You must adjust your seasoning if you use this trick. A tablespoon of balsamic has barely 4 milligrams of sodium, while a standard tablespoon of soy sauce contains nearly 900 milligrams (USDA). You need to completely eliminate any other added salt in your recipe.
This is strictly for savory applications. It works beautifully on grilled vegetables or tofu. It is a terrible idea for salad dressing. Mixing soy sauce and lemon juice with olive oil creates a muddy, confusing vinaigrette that just tastes salty.
Building That Syrupy Texture
Texture is usually the first casualty when you swap out balsamic. True aged balsamic has a thick, velvety weight to it because water evaporates through the wooden barrels over the years. Thin vinegars just run straight to the bottom of the bowl.
Pomegranate molasses is essentially reduced, concentrated pomegranate juice. It shares the same tart, tannic qualities as grape must, along with the same long-chain carbohydrates that create that thick texture.
Whisk 1 tablespoon of pomegranate molasses with ½ tablespoon of plain white vinegar or rice vinegar. The pomegranate provides the dark color, the heavy viscosity, and the sweetness. The plain vinegar just thins it out slightly and bumps up the acidity.
Use this when presentation matters. If you are making a fresh tomato salad and want those dark, glossy streaks across the cheese, this is the only substitute that looks right. It does not work well in light dressings, as the heavy syrup tends to clump up rather than emulsifying smoothly.
The Grape Jelly Hack
This sounds like a trick from a 1950s cookbook. It actually works surprisingly well.
Balsamic is fundamentally just grapes and time. Grape jelly is just concord grapes and sugar boiled down until thick. When you combine the jelly with a harsh vinegar, they meet somewhere in the middle.

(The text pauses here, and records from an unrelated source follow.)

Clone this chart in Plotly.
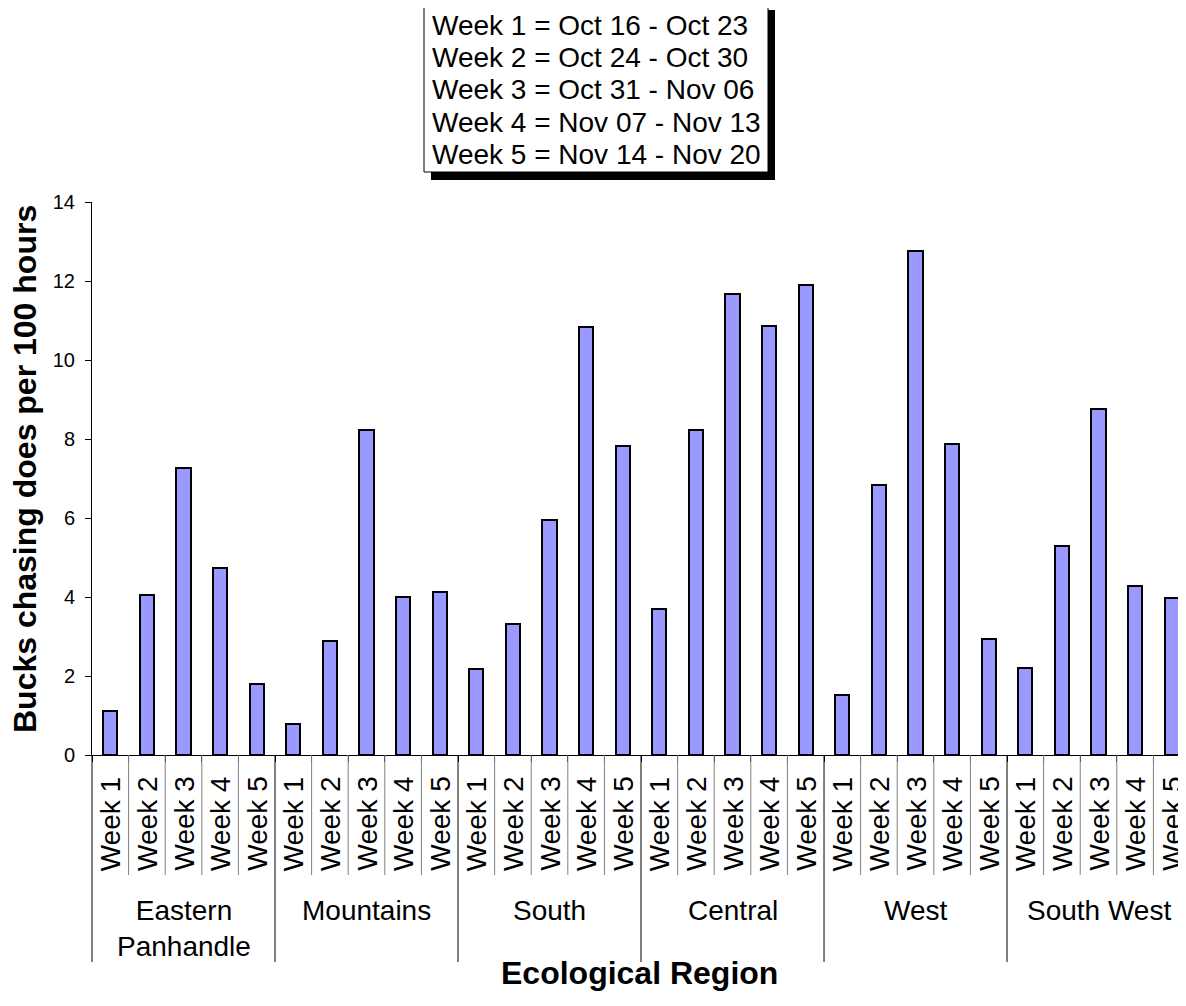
import plotly.graph_objects as go

# ---------------- data ----------------
regions = ["Eastern<br>Panhandle", "Mountains", "South", "Central", "West", "South West"]
weeks = ["Week 1", "Week 2", "Week 3", "Week 4", "Week 5"]
eastern_panhandle = [1.12, 4.05, 7.26, 4.74, 1.79]
mountains = [0.78, 2.88, 8.23, 3.99, 4.13]
south = [2.17, 3.31, 5.94, 10.83, 7.83]
central = [3.70, 8.24, 11.66, 10.87, 11.91]
west = [1.53, 6.84, 12.76, 7.88, 2.93]
south_west = [2.20, 5.28, 8.75, 4.29, 3.97]
legend_lines = [
    "Week 1 = Oct 16 - Oct 23",
    "Week 2 = Oct 24 - Oct 30",
    "Week 3 = Oct 31 - Nov 06",
    "Week 4 = Nov 07 - Nov 13",
    "Week 5 = Nov 14 - Nov 20",
]
y_ticks = [0, 2, 4, 6, 8, 10, 12, 14]
y_title = "Bucks chasing does per 100 hours"
x_title = "Ecological Region"

series = [eastern_panhandle, mountains, south, central, west, south_west]
values = [v for s in series for v in s]
n = len(values)
x_idx = list(range(n))

# ---------------- geometry ----------------
OFF = 8  # page body margin
W, H = 1186 - OFF, 1006 - OFF
L, R, T, B = 92, 1186, 202, 755  # plot area in window pixels
XR = [-0.5, 29.39]
FONT = "Arial, Liberation Sans, sans-serif"


def px_x(x):
    return (x - L) / (R - L)


def px_y(y):
    return (B - y) / (B - T)


def dx(v):  # data x -> paper
    return (v - XR[0]) / (XR[1] - XR[0])


fig = go.Figure()
fig.add_trace(go.Bar(
    x=x_idx, y=values, width=0.39,
    marker=dict(color="#9999FF", line=dict(color="black", width=2)),
    hoverinfo="y",
))

shapes = []
annotations = []

# separators below the x axis
nweeks = len(weeks)
for i in range(n + 1):
    xb = i - 0.5
    if xb > XR[1]:
        continue
    is_region = (i % nweeks == 0)
    shapes.append(dict(
        type="line", xref="paper", yref="paper",
        x0=dx(xb), x1=dx(xb), y0=0, y1=px_y(962 if is_region else 875),
        line=dict(color="black" if is_region else "#808080", width=1),
    ))

# week labels
for i in range(n):
    annotations.append(dict(
        x=i, xref="x", y=px_y(824), yref="paper",
        text=weeks[i % nweeks], textangle=-90, showarrow=False,
        xanchor="center", yanchor="middle",
        font=dict(family=FONT, size=28, color="black"),
    ))

# region labels
for k, reg in enumerate(regions):
    annotations.append(dict(
        x=k * nweeks + (nweeks - 1) / 2, xref="x", y=px_y(893), yref="paper",
        text=reg, showarrow=False, xanchor="center", yanchor="top",
        font=dict(family=FONT, size=28, color="black"),
    ))

# axis titles
annotations.append(dict(
    x=0.5, xref="paper", y=px_y(973), yref="paper", text="<b>%s</b>" % x_title,
    showarrow=False, xanchor="center", yanchor="middle",
    font=dict(family=FONT, size=32, color="black"),
))
annotations.append(dict(
    x=px_x(25), xref="paper", y=px_y(469), yref="paper", text="<b>%s</b>" % y_title,
    textangle=-90, showarrow=False, xanchor="center", yanchor="middle",
    font=dict(family=FONT, size=32, color="black"),
))

# legend box with shadow
shapes.append(dict(type="rect", xref="paper", yref="paper",
                   x0=px_x(431), x1=px_x(775), y0=px_y(180), y1=px_y(10),
                   fillcolor="black", line=dict(width=0), layer="above"))
shapes.append(dict(type="rect", xref="paper", yref="paper",
                   x0=px_x(424), x1=px_x(768), y0=px_y(172), y1=px_y(4),
                   fillcolor="white", line=dict(color="black", width=1), layer="above"))
for j, line in enumerate(legend_lines):
    annotations.append(dict(
        x=px_x(430), xref="paper", y=px_y(25 + j * 32.4), yref="paper",
        text=line, showarrow=False, xanchor="left", yanchor="middle",
        font=dict(family=FONT, size=28, color="black"),
    ))

fig.update_layout(
    width=W, height=H, autosize=False,
    margin=dict(l=L - OFF, r=1186 - R, t=T - OFF, b=1006 - B, pad=0),
    paper_bgcolor="white", plot_bgcolor="white",
    showlegend=False, bargap=0,
    shapes=shapes, annotations=annotations,
    font=dict(family=FONT, color="black"),
)
fig.update_xaxes(
    range=XR, showgrid=False, zeroline=False, showline=True, linecolor="black", linewidth=1,
    tickmode="array", tickvals=[i - 0.5 for i in range(n + 1)], ticktext=[""] * (n + 1),
    ticks="outside", ticklen=6, tickcolor="black", tickwidth=1, showticklabels=False,
    fixedrange=True,
)
fig.update_yaxes(
    range=[0, 14], tickmode="array", tickvals=y_ticks, ticktext=[str(t) for t in y_ticks],
    showgrid=False, zeroline=False, showline=True, linecolor="black", linewidth=1,
    ticks="outside", ticklen=6, tickcolor="black", tickwidth=1,
    tickfont=dict(family=FONT, size=20, color="black"), ticklabelstandoff=6,
    fixedrange=True,
)

fig.write_html("out.html")
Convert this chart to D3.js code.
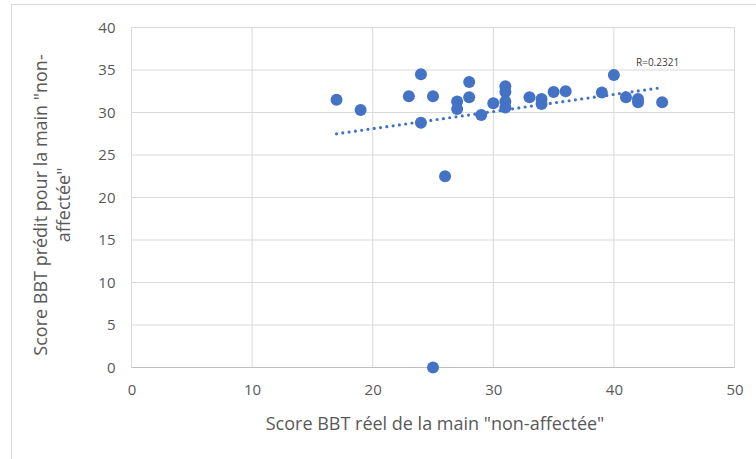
<!DOCTYPE html>
<html>
<head>
<meta charset="utf-8">
<script src="https://cdn.jsdelivr.net/npm/d3@7"></script>
<style>
  html, body { margin: 0; padding: 0; background: #fff; }
  svg { display: block; font-family: "Open Sans", Lato, sans-serif; }
</style>
</head>
<body>
<svg id="chart" width="756" height="459"></svg>
<script>
// Actual BBT score of the "non-affected" hand
const actualScores = [17, 19, 23, 24, 24, 25, 25, 26, 27, 27, 28, 28, 29, 30,
  31, 31, 31, 31, 33, 34, 34, 35, 36, 39, 40, 41, 42, 42, 44];
// Predicted BBT score of the "non-affected" hand
const predictedScores = [31.5, 30.3, 31.9, 34.5, 28.8, 31.9, 0, 22.5, 31.3, 30.4, 33.6, 31.8, 29.7, 31.1,
  33.1, 32.4, 31.3, 30.6, 31.8, 31.6, 31.0, 32.4, 32.5, 32.35, 34.4, 31.8, 31.6, 31.2, 31.2];

const xTicks = [0, 10, 20, 30, 40, 50];
const yTicks = [0, 5, 10, 15, 20, 25, 30, 35, 40];
const xTitle = 'Score BBT réel de la main "non-affectée"';
const yTitleLines = ['Score BBT prédit pour la main "non-', 'affectée"'];
const rLabel = 'R=0.2321';

const svg = d3.select('#chart');
const W = 756, H = 459;
const plot = { left: 131.5, right: 734.5, top: 27.5, bottom: 367.5 };

const x = d3.scaleLinear().domain([0, 50]).range([plot.left, plot.right]);
const y = d3.scaleLinear().domain([0, 40]).range([plot.bottom, plot.top]);

const textColor = '#595959';
const gridColor = '#d9d9d9';
const markColor = '#4472C4';
const fontFamily = '"Open Sans", Lato, sans-serif';

// Chart area border
svg.append('rect')
  .attr('x', 11.5).attr('y', 4.5)
  .attr('width', W).attr('height', H)
  .attr('fill', 'none').attr('stroke', gridColor).attr('stroke-width', 1);

// Vertical gridlines
svg.append('g').selectAll('line').data(xTicks).join('line')
  .attr('x1', d => x(d)).attr('x2', d => x(d))
  .attr('y1', plot.top).attr('y2', plot.bottom)
  .attr('stroke', gridColor).attr('stroke-width', 1);

// Horizontal gridlines
svg.append('g').selectAll('line').data(yTicks.filter(d => d > 0)).join('line')
  .attr('x1', plot.left).attr('x2', plot.right)
  .attr('y1', d => y(d)).attr('y2', d => y(d))
  .attr('stroke', gridColor).attr('stroke-width', 1);

// Horizontal axis line
svg.append('line')
  .attr('x1', plot.left).attr('x2', plot.right)
  .attr('y1', y(0)).attr('y2', y(0))
  .attr('stroke', '#bfbfbf').attr('stroke-width', 1);

// Bottom axis tick labels
const xAxis = d3.axisBottom(x).tickValues(xTicks).tickSize(0).tickPadding(0);
const gx = svg.append('g').attr('transform', `translate(0,${plot.bottom + 17})`).call(xAxis);
gx.select('.domain').remove();
gx.selectAll('text')
  .attr('dy', '0.71em')
  .attr('fill', textColor)
  .style('font-size', '15px')
  .style('font-family', fontFamily);

// Left axis tick labels
const yAxis = d3.axisLeft(y).tickValues(yTicks).tickSize(0).tickPadding(0);
const gy = svg.append('g').attr('transform', `translate(${plot.left - 16},0)`).call(yAxis);
gy.select('.domain').remove();
gy.selectAll('text')
  .attr('fill', textColor)
  .style('font-size', '15px')
  .style('font-family', fontFamily);

// Linear trendline (least squares) over the observed range
const n = actualScores.length;
const mx = d3.mean(actualScores), my = d3.mean(predictedScores);
let sxy = 0, sxx = 0;
for (let i = 0; i < n; i++) {
  sxy += (actualScores[i] - mx) * (predictedScores[i] - my);
  sxx += (actualScores[i] - mx) ** 2;
}
const slope = sxy / sxx, intercept = my - slope * mx;
const [xMin, xMax] = d3.extent(actualScores);
const trend = [xMin, xMax].map(v => [v, intercept + slope * v]);

svg.append('path')
  .datum(trend)
  .attr('d', d3.line().x(d => x(d[0])).y(d => y(d[1])))
  .attr('fill', 'none')
  .attr('stroke', markColor)
  .attr('stroke-width', 3.2)
  .attr('stroke-linecap', 'round')
  .attr('stroke-dasharray', '0,6.35');

// Scatter points
svg.append('g').selectAll('circle').data(actualScores.map((v, i) => [v, predictedScores[i]])).join('circle')
  .attr('cx', d => x(d[0]))
  .attr('cy', d => y(d[1]))
  .attr('r', 6)
  .attr('fill', markColor);

// Correlation label
svg.append('text')
  .attr('x', 636).attr('y', 66)
  .attr('fill', '#404040')
  .style('font-size', '10px')
  .text(rLabel);

// Axis titles
svg.append('text')
  .attr('x', 435)
  .attr('y', 430)
  .attr('text-anchor', 'middle')
  .attr('fill', textColor)
  .style('font-size', '18px')
  .text(xTitle);

const yTitle = svg.append('text')
  .attr('transform', `translate(47,205) rotate(-90)`)
  .attr('text-anchor', 'middle')
  .attr('fill', textColor)
  .style('font-size', '18px');
yTitleLines.forEach((line, i) => {
  yTitle.append('tspan')
    .attr('x', 0)
    .attr('dy', i === 0 ? 0 : 23)
    .text(line);
});
</script>
</body>
</html>
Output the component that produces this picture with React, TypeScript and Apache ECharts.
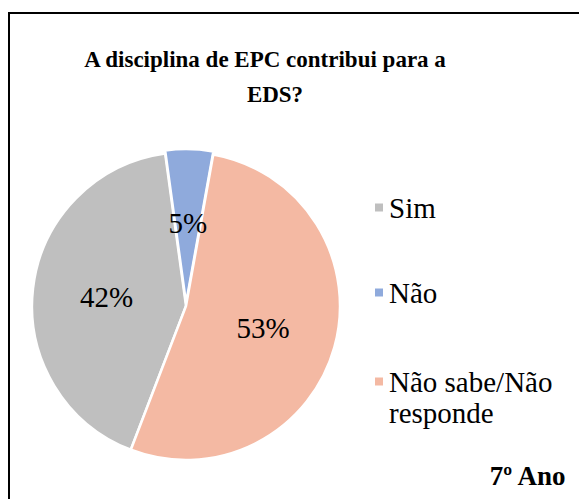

Mash 1 teaspoon of grape jelly with 1 tablespoon of red wine vinegar. Add a single drop of soy sauce for savory depth. You have to whisk this aggressively (a fork works best) to break up the gelatinous clumps.
The flavor is highly accurate. It carries a distinct, fruity sweetness that plain sugar or honey cannot replicate. Use this when a recipe calls for a small amount of balsamic to finish a soup or a stew. Skip it if you are making a raw salad. Tiny unincorporated clumps of jelly will inevitably hide in the lettuce leaves, which throws off the texture of the whole dish.
Bottom Line
Finding a replacement for balsamic vinegar usually just comes down to knowing what role it was supposed to play in your recipe. If you need the acidity for a vinaigrette, simple pantry staples can easily bridge the gap. If you need the dark, glossy texture for a finishing drizzle, leaning on heavier ingredients like molasses or fruit preserves will get you much closer to the real thing.